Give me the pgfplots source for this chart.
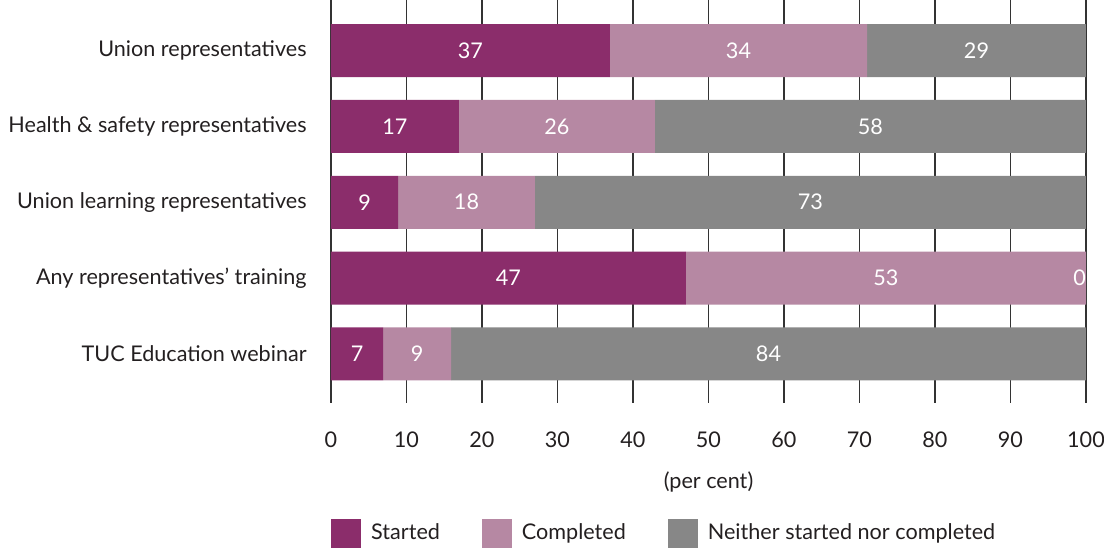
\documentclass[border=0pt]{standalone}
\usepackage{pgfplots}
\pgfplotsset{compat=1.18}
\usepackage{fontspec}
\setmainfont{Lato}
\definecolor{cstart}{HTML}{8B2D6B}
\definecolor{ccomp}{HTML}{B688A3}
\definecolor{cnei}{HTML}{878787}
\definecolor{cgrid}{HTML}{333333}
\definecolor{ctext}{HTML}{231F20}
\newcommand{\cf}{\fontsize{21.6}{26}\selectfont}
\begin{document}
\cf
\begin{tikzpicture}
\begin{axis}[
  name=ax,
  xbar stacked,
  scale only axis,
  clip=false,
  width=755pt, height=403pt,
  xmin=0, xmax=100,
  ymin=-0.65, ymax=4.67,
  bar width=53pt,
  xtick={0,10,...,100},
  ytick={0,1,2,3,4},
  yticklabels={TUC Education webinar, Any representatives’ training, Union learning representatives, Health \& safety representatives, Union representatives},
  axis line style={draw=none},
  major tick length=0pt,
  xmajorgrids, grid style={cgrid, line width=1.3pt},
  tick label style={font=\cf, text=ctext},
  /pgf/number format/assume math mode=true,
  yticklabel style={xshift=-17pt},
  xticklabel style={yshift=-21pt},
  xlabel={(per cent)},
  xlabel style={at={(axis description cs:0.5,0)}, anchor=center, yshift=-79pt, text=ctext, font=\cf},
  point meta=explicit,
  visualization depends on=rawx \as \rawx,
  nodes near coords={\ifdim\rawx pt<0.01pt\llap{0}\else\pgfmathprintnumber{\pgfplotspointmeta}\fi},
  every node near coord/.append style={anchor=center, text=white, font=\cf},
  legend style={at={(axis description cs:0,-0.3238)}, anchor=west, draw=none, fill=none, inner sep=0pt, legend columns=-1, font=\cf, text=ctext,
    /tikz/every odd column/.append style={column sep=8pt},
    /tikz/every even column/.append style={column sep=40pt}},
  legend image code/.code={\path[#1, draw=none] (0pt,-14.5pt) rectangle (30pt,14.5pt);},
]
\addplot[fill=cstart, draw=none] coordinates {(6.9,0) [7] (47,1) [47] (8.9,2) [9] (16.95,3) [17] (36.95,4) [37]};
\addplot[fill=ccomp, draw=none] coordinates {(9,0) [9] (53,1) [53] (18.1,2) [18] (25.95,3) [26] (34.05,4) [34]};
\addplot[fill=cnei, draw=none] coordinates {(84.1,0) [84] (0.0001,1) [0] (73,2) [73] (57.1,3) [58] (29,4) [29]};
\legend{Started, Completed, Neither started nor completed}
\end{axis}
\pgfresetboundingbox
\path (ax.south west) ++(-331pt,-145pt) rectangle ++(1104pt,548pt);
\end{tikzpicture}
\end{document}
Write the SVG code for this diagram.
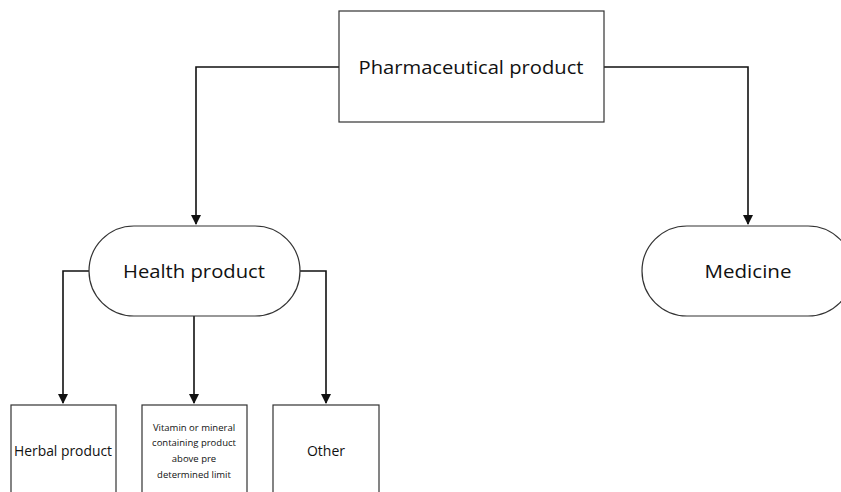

§ **STATED GOAL**
Each entry above is to be written out again unchanged, apart from the pictures, which are left out.

§ **ANSWER TO THIS PROBLEM**
Give me the pgfplots source for this chart.
\documentclass[border=0pt]{standalone}
\usepackage{pgfplots}
\pgfplotsset{compat=1.18}
\usepackage{fontspec}
\setmainfont{Lato}
\definecolor{cstart}{HTML}{8B2D6B}
\definecolor{ccomp}{HTML}{B688A3}
\definecolor{cnei}{HTML}{878787}
\definecolor{cgrid}{HTML}{333333}
\definecolor{ctext}{HTML}{231F20}
\newcommand{\cf}{\fontsize{21.6}{26}\selectfont}
\begin{document}
\cf
\begin{tikzpicture}
\begin{axis}[
  name=ax,
  xbar stacked,
  scale only axis,
  clip=false,
  width=755pt, height=403pt,
  xmin=0, xmax=100,
  ymin=-0.65, ymax=4.67,
  bar width=53pt,
  xtick={0,10,...,100},
  ytick={0,1,2,3,4},
  yticklabels={TUC Education webinar, Any representatives’ training, Union learning representatives, Health \& safety representatives, Union representatives},
  axis line style={draw=none},
  major tick length=0pt,
  xmajorgrids, grid style={cgrid, line width=1.3pt},
  tick label style={font=\cf, text=ctext},
  /pgf/number format/assume math mode=true,
  yticklabel style={xshift=-17pt},
  xticklabel style={yshift=-21pt},
  xlabel={(per cent)},
  xlabel style={at={(axis description cs:0.5,0)}, anchor=center, yshift=-79pt, text=ctext, font=\cf},
  point meta=explicit,
  visualization depends on=rawx \as \rawx,
  nodes near coords={\ifdim\rawx pt<0.01pt\llap{0}\else\pgfmathprintnumber{\pgfplotspointmeta}\fi},
  every node near coord/.append style={anchor=center, text=white, font=\cf},
  legend style={at={(axis description cs:0,-0.3238)}, anchor=west, draw=none, fill=none, inner sep=0pt, legend columns=-1, font=\cf, text=ctext,
    /tikz/every odd column/.append style={column sep=8pt},
    /tikz/every even column/.append style={column sep=40pt}},
  legend image code/.code={\path[#1, draw=none] (0pt,-14.5pt) rectangle (30pt,14.5pt);},
]
\addplot[fill=cstart, draw=none] coordinates {(6.9,0) [7] (47,1) [47] (8.9,2) [9] (16.95,3) [17] (36.95,4) [37]};
\addplot[fill=ccomp, draw=none] coordinates {(9,0) [9] (53,1) [53] (18.1,2) [18] (25.95,3) [26] (34.05,4) [34]};
\addplot[fill=cnei, draw=none] coordinates {(84.1,0) [84] (0.0001,1) [0] (73,2) [73] (57.1,3) [58] (29,4) [29]};
\legend{Started, Completed, Neither started nor completed}
\end{axis}
\pgfresetboundingbox
\path (ax.south west) ++(-331pt,-145pt) rectangle ++(1104pt,548pt);
\end{tikzpicture}
\end{document}
Write the SVG code for this diagram.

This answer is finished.